Track down the lines that contain "this" and copy them.

# SUPPLIED MATERIAL:

┄┄┄┄┄┄┄┄┄┄┄┄┄┄┄┄┄┄┄┄

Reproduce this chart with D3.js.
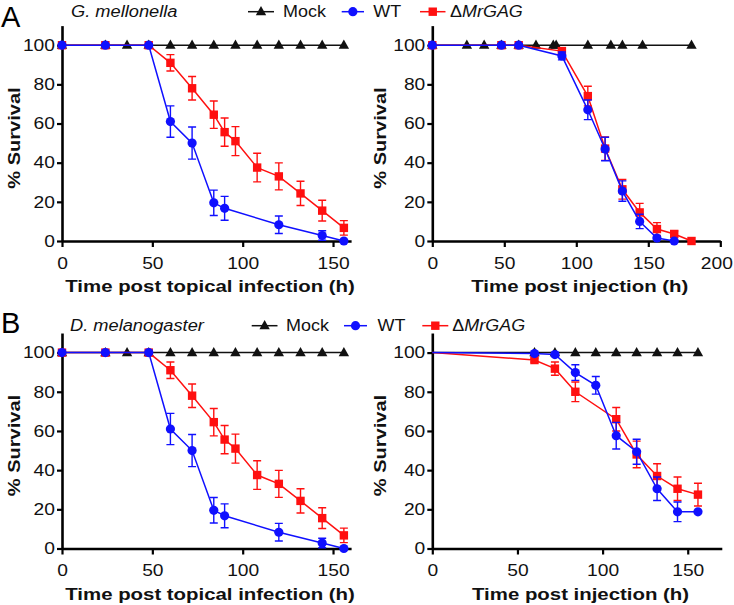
<!DOCTYPE html>
<html><head><meta charset="utf-8">
<script src="https://cdn.jsdelivr.net/npm/d3@7"></script>
<style>body{margin:0;background:#fff}svg{display:block}</style>
</head><body>
<svg id="c" width="734" height="605"></svg>
<script>
// ---------- DATA ----------
// Topical infection (panels A-left and B-left share the same curves)
const topMockTime = [0,24,36,48,60,72,84,96,108,120,132,144,156];
const topMockSurv = [100,100,100,100,100,100,100,100,100,100,100,100,100];
const topWTTime   = [0,24,48,60,72,84,90,120,144,156];
const topWTSurv   = [100,100,100,61,50,19.5,16.7,8.3,2.8,0];
const topWTErr    = [0,0,0,8,8.2,6.5,6.1,4.5,2.4,0];
const topMutTime  = [0,24,48,60,72,84,90,96,108,120,132,144,156];
const topMutSurv  = [100,100,100,91,78,64.5,55.6,51,37.5,33,24.3,15.5,6.7];
const topMutErr   = [0,0,0,4.2,6,7,7.2,7.4,7.3,6.9,6.2,5.3,3.7];

// G. mellonella injection (panel A-right)
const gmInjMockTime = [0,24,36,48,60,72,84,86,108,124,132,146,180];
const gmInjMockSurv = [100,100,100,100,100,100,100,100,100,100,100,100,100];
const gmInjWTTime   = [0,48,60,90,108,120,132,144,156,168];
const gmInjWTSurv   = [100,100,100,94.5,67,47,25.5,10,1.5,0];
const gmInjWTErr    = [0,0,0,2,5,6,5.2,3.7,0,0];
const gmInjMutTime  = [0,48,60,90,108,120,132,144,156,168,180];
const gmInjMutSurv  = [100,100,100,97,74,47.2,26.4,14.6,6.1,3.6,0];
const gmInjMutErr   = [0,0,0,1.5,5,6,5,4.6,3.3,1.5,0];

// D. melanogaster injection (panel B-right)
const dmInjMockTime = [0,60,72,84,96,108,120,132,144,156];
const dmInjMockSurv = [100,100,100,100,100,100,100,100,100,100];
const dmInjWTTime   = [0,60,72,84,96,108,120,132,144,156];
const dmInjWTSurv   = [100,99.5,99,89.8,83.3,57.6,49.4,30.5,18.7,18.7];
const dmInjWTErr    = [0,0,0.8,4,4.5,6.8,6.4,6,5,0];
const dmInjMutTime  = [0,60,72,84,108,120,132,144,156];
const dmInjMutSurv  = [100,96.2,91.8,80,66,48,37,30.5,27.5];
const dmInjMutErr   = [0,1,3.4,5,6,6.8,6.3,6,5.8];

const yTicks = [0,20,40,60,80,100];
const seriesNames = ["Mock","WT","MrGAG"];
const xTitleTopical = "Time post topical infection (h)";
const xTitleInjection = "Time post injection (h)";
const yTitle = "% Survival";

// ---------- LAYOUT ----------
const svg = d3.select("#c");
const FONT = "'Liberation Sans', Arial, Helvetica, sans-serif";
const colors = {mock:"#111", wt:"#1010ff", mut:"#ff1010"};

function zipS(t,v,e){ return t.map((d,i)=>({t:d, v:v[i], e:e?e[i]:0})); }

const panels = [
  {left:62, right:351.1, xMax:160, y0:241, y100:45.2, xTicks:[0,50,100,150], xTitle:xTitleTopical,
   yLabX:19.5, hideZero:false,
   mock:zipS(topMockTime,topMockSurv), wt:zipS(topWTTime,topWTSurv,topWTErr), mut:zipS(topMutTime,topMutSurv,topMutErr)},
  {left:432.3, right:720.3, xMax:200, y0:241, y100:45.2, xTicks:[0,50,100,150,200], xTitle:xTitleInjection,
   yLabX:386, hideZero:false,
   mock:zipS(gmInjMockTime,gmInjMockSurv), wt:zipS(gmInjWTTime,gmInjWTSurv,gmInjWTErr), mut:zipS(gmInjMutTime,gmInjMutSurv,gmInjMutErr)},
  {left:62, right:351.1, xMax:160, y0:548.5, y100:352.6, xTicks:[0,50,100,150], xTitle:xTitleTopical,
   yLabX:19.5, hideZero:false,
   mock:zipS(topMockTime,topMockSurv), wt:zipS(topWTTime,topWTSurv,topWTErr), mut:zipS(topMutTime,topMutSurv,topMutErr)},
  {left:432.3, right:721.8, xMax:170, y0:548.5, y100:352.6, xTicks:[0,50,100,150], xTitle:xTitleInjection,
   yLabX:386, hideZero:true,
   mock:zipS(dmInjMockTime,dmInjMockSurv), wt:zipS(dmInjWTTime,dmInjWTSurv,dmInjWTErr), mut:zipS(dmInjMutTime,dmInjMutSurv,dmInjMutErr)}
];

function stretch(sel, sx){
  sel.each(function(){
    const t = d3.select(this);
    let x = +t.attr("x")||0; const y = +t.attr("y")||0;
    t.attr("x",0).attr("y",0).attr("transform",`translate(${x},${y}) scale(${sx},1)`);
    // keep labels inside the page
    const b = this.getBoundingClientRect();
    if(b.right > 733){ x -= (b.right - 733); t.attr("transform",`translate(${x},${y}) scale(${sx},1)`); }
  });
}

const triPath = "M0,-5.6L5.2,3.6L-5.2,3.6Z";
function marker(g, type, color){
  if(type==="mock") return g.append("path").attr("d",triPath).attr("fill",color);
  if(type==="wt") return g.append("circle").attr("r",4.6).attr("fill",color);
  return g.append("rect").attr("x",-4.2).attr("y",-4.2).attr("width",8.4).attr("height",8.4).attr("fill",color);
}

panels.forEach(p=>{
  const k = (p.y0 - p.y100)/100;
  const x = d3.scaleLinear().domain([0,p.xMax]).range([p.left,p.right]);
  const y = d3.scaleLinear().domain([0,110]).range([p.y0, p.y0 - 110*k]);
  const g = svg.append("g");

  // axes
  const ya = g.append("g").attr("transform",`translate(${p.left},0)`)
    .call(d3.axisLeft(y).tickValues(yTicks).tickSize(5).tickSizeOuter(0).tickPadding(2));
  const xa = g.append("g").attr("transform",`translate(0,${p.y0})`)
    .call(d3.axisBottom(x).tickValues(p.xTicks).tickSize(6).tickSizeOuter(0).tickPadding(10));
  [ya,xa].forEach(a=>{
    a.select(".domain").attr("stroke","#000").attr("stroke-width",2.6);
    a.selectAll(".tick line").attr("stroke","#000").attr("stroke-width",2.2);
    a.selectAll(".tick text").attr("font-family",FONT).attr("font-size",16.3).attr("fill","#111");
    stretch(a.selectAll(".tick text"),1.18);
  });

  // titles
  g.append("text").attr("font-family",FONT).attr("font-size",17).attr("font-weight","bold")
    .attr("text-anchor","middle").attr("fill","#111")
    .attr("transform",`translate(${(p.left+p.right)/2+3.5},${p.y0+51}) scale(1.2,1)`).text(p.xTitle);
  g.append("text").attr("font-family",FONT).attr("font-size",17).attr("font-weight","bold")
    .attr("text-anchor","middle").attr("fill","#111")
    .attr("transform",`translate(${p.yLabX},${p.y0-103}) rotate(-90) scale(1.18,1)`).text(yTitle);

  // series
  const line = d3.line().x(d=>x(d.t)).y(d=>y(d.v));
  const drawSeries = (data,type,color)=>{
    const sg = g.append("g");
    data.filter(d=>d.e>0).forEach(d=>{
      const cx = x(d.t), ya1 = y(d.v+d.e), ya2 = y(d.v-d.e);
      sg.append("path").attr("fill","none").attr("stroke",color).attr("stroke-width",1.4)
        .attr("d",`M${cx},${ya1}V${ya2}M${cx-4},${ya1}H${cx+4}M${cx-4},${ya2}H${cx+4}`);
    });
    sg.append("path").datum(data).attr("fill","none").attr("stroke",color).attr("stroke-width",1.5).attr("d",line);
    data.forEach(d=>{
      if(p.hideZero && d.t===0) return;
      marker(sg,type,color).attr("transform",`translate(${x(d.t)},${y(d.v)})`);
    });
  };
  drawSeries(p.mock,"mock",colors.mock);
  drawSeries(p.mut,"mut",colors.mut);
  drawSeries(p.wt,"wt",colors.wt);
});

// panel letters, subtitles, legends
const headers = [
  {letter:"A", ly:26.5, sub:"G. mellonella", sx:71, by:16.7, lx:[248,274,283, 341.7,364,373.3, 420,445.5,450]},
  {letter:"B", ly:333, sub:"D. melanogaster", sx:70, by:330.7, lx:[251.7,277.5,286, 344,367,377.5, 422.3,448.3,452.3]}
];
headers.forEach(h=>{
  svg.append("text").attr("x",1).attr("y",h.ly).attr("font-family",FONT).attr("font-size",29).attr("fill","#000").text(h.letter);
  svg.append("text").attr("font-family",FONT).attr("font-size",16.3).attr("font-style","italic").attr("fill","#111")
    .attr("transform",`translate(${h.sx},${h.by}) scale(1.12,1)`).text(h.sub);
  const ly = h.by - 5;
  const L = h.lx;
  const items = [
    {type:"mock", color:colors.mock, x1:L[0], x2:L[1], tx:L[2]},
    {type:"wt", color:colors.wt, x1:L[3], x2:L[4], tx:L[5]},
    {type:"mut", color:colors.mut, x1:L[6], x2:L[7], tx:L[8]}
  ];
  items.forEach((it,i)=>{
    svg.append("line").attr("x1",it.x1).attr("x2",it.x2).attr("y1",ly).attr("y2",ly)
      .attr("stroke",it.color).attr("stroke-width",1.5);
    marker(svg,it.type,it.color).attr("transform",`translate(${(it.x1+it.x2)/2},${ly})`);
    const t = svg.append("text").attr("font-family",FONT).attr("font-size",16.8).attr("fill","#111")
      .attr("transform",`translate(${it.tx},${h.by}) scale(1.07,1)`);
    if(it.type==="mut"){
      t.append("tspan").text("\u0394");
      t.append("tspan").attr("font-style","italic").text(seriesNames[i]);
    } else t.text(seriesNames[i]);
  });
});
</script>
</body></html>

┄┄┄┄┄┄┄┄┄┄┄┄┄┄┄┄┄┄┄┄

# WRITTEN ANSWER:
Reproduce this chart with D3.js.
    const t = d3.select(this);
    const b = this.getBoundingClientRect();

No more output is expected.